## START Listing

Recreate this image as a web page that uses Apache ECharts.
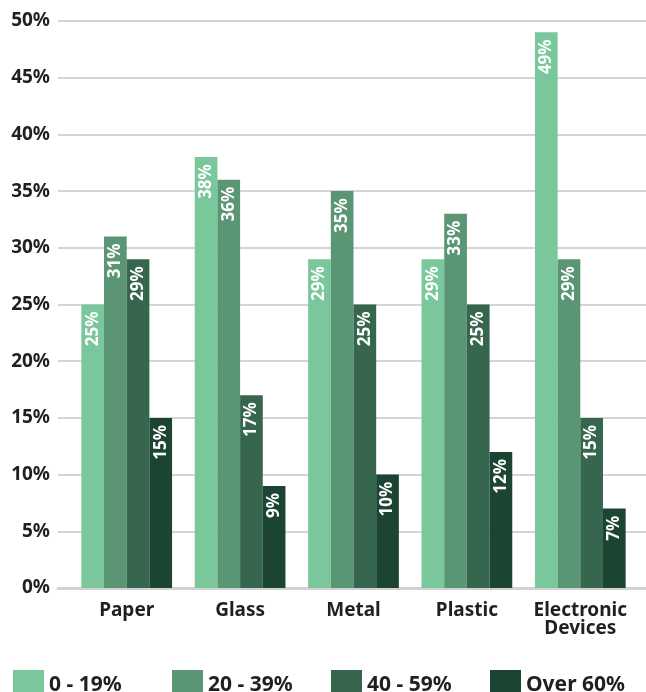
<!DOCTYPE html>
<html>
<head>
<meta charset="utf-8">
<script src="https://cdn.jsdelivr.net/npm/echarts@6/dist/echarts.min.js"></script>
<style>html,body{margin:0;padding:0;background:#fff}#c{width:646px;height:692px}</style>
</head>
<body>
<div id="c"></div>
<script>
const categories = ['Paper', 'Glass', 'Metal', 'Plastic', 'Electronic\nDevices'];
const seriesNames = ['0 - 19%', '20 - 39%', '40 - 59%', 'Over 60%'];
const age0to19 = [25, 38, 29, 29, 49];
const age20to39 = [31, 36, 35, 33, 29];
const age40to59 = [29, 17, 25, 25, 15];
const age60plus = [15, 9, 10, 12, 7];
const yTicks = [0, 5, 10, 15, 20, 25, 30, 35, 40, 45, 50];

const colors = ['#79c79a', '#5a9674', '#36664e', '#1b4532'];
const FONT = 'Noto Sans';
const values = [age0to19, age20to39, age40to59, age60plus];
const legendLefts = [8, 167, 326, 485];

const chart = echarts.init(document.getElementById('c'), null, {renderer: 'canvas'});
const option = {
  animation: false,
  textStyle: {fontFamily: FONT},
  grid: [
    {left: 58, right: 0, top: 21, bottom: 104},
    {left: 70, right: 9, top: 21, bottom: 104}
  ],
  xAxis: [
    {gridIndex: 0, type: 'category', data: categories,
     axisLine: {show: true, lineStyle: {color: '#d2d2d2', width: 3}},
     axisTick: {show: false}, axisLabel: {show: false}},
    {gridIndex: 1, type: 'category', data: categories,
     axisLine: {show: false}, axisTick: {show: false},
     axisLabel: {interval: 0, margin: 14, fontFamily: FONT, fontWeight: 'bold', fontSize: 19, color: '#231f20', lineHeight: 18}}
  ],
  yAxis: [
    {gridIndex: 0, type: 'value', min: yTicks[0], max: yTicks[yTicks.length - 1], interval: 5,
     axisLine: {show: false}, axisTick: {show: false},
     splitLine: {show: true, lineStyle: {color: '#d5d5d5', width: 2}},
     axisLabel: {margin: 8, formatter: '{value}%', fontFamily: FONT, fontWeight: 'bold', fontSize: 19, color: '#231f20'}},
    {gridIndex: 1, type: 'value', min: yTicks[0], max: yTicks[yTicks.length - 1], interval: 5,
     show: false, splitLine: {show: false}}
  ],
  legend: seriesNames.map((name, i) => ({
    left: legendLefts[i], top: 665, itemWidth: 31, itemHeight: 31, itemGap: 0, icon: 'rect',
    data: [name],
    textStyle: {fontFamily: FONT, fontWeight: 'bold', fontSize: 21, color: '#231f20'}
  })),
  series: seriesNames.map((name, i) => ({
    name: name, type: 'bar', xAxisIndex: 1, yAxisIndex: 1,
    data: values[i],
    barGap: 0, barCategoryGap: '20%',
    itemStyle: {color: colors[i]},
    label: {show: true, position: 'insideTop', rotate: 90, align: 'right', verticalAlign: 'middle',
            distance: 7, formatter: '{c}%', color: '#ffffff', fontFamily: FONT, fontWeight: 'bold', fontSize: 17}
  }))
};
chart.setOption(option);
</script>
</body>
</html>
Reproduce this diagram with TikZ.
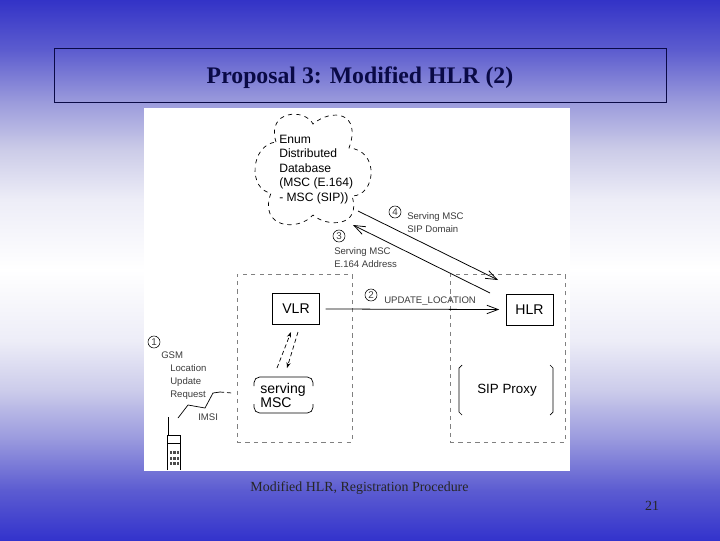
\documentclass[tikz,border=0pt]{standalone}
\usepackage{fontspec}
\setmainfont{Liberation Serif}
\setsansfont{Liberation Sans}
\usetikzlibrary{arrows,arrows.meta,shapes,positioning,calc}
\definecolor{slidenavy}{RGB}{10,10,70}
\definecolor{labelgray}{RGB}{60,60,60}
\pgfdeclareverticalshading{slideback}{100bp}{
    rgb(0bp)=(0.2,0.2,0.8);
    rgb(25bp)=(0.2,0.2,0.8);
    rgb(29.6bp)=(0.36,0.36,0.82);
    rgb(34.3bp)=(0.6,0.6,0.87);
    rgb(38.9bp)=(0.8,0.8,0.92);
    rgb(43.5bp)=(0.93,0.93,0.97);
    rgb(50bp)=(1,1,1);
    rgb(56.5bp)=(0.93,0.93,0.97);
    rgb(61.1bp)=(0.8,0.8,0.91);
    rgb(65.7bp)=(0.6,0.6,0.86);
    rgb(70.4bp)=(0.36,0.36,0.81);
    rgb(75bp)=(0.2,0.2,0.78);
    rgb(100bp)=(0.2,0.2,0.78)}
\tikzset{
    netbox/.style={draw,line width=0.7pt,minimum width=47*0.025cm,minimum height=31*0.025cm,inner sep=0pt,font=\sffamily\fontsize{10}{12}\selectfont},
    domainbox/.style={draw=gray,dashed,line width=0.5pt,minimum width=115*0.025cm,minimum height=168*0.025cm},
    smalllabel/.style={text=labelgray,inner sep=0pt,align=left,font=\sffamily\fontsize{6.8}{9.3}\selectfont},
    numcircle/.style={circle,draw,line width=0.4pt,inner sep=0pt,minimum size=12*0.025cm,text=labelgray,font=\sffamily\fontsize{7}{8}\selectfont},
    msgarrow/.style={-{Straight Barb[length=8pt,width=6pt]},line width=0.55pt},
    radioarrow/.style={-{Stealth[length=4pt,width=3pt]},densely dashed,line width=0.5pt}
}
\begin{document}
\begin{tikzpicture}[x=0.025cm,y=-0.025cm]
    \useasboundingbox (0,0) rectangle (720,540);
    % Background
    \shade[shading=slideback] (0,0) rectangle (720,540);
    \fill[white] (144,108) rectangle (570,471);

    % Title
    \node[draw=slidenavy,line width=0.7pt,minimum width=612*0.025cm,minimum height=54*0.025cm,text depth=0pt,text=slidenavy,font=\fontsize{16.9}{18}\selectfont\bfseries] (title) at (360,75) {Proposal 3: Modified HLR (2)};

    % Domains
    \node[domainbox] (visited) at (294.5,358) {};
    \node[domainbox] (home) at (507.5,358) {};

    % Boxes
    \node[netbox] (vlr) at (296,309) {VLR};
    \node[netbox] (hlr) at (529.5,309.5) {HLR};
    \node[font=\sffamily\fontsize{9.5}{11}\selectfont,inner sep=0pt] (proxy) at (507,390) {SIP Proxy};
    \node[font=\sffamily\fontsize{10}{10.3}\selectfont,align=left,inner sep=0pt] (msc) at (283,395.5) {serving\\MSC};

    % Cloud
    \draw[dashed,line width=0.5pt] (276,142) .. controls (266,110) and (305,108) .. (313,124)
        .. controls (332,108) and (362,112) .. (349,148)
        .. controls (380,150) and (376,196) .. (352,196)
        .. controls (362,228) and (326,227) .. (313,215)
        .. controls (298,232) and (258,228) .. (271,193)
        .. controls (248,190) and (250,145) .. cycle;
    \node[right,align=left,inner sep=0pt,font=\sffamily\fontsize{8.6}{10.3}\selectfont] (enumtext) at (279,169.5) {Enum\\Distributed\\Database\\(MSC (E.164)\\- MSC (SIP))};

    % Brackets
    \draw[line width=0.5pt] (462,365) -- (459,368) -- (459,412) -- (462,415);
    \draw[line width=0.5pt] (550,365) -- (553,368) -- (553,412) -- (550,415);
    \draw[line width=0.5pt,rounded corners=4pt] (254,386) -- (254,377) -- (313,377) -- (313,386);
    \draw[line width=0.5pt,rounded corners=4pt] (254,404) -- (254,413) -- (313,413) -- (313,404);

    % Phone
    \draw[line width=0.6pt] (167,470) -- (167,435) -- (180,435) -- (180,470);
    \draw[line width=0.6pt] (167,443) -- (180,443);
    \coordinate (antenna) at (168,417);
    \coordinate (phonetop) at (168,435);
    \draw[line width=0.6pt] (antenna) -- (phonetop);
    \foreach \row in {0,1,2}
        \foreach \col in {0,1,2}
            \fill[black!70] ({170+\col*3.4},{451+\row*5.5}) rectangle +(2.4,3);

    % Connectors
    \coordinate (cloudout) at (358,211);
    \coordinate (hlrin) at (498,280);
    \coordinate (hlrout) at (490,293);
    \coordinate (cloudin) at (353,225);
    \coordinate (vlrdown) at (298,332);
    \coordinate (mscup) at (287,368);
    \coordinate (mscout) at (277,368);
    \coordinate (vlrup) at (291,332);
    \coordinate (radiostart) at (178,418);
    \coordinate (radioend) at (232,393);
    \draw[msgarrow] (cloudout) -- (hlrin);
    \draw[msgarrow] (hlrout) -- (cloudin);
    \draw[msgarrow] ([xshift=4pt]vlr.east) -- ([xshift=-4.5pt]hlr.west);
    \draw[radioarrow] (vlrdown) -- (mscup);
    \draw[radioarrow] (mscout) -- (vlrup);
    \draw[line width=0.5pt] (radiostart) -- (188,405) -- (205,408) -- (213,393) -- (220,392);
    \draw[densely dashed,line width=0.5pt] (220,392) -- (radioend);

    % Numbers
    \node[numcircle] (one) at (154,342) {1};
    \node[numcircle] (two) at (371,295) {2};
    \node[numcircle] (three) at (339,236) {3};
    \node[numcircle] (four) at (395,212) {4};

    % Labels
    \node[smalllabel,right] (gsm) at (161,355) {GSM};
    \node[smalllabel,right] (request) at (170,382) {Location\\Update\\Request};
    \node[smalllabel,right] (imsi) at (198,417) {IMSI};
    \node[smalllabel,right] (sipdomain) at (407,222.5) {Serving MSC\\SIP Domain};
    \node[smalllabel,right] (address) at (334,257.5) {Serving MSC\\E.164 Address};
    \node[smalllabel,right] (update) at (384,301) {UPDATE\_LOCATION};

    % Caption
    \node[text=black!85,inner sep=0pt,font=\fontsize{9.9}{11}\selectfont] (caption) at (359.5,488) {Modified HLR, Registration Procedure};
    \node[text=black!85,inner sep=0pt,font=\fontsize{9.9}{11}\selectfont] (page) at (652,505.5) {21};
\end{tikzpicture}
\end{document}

## END Listing

### What is needed
Print the entries as they stand, first line through the line holding "const legendLefts = [8, 167, 326, 485];", with every picture removed.

### Solution for this exercise
Recreate this image as a web page that uses Apache ECharts.
<!DOCTYPE html>
<html>
<head>
<meta charset="utf-8">
<script src="https://cdn.jsdelivr.net/npm/echarts@6/dist/echarts.min.js"></script>
<style>html,body{margin:0;padding:0;background:#fff}#c{width:646px;height:692px}</style>
</head>
<body>
<div id="c"></div>
<script>
const categories = ['Paper', 'Glass', 'Metal', 'Plastic', 'Electronic\nDevices'];
const seriesNames = ['0 - 19%', '20 - 39%', '40 - 59%', 'Over 60%'];
const age0to19 = [25, 38, 29, 29, 49];
const age20to39 = [31, 36, 35, 33, 29];
const age40to59 = [29, 17, 25, 25, 15];
const age60plus = [15, 9, 10, 12, 7];
const yTicks = [0, 5, 10, 15, 20, 25, 30, 35, 40, 45, 50];

const colors = ['#79c79a', '#5a9674', '#36664e', '#1b4532'];
const FONT = 'Noto Sans';
const values = [age0to19, age20to39, age40to59, age60plus];
const legendLefts = [8, 167, 326, 485];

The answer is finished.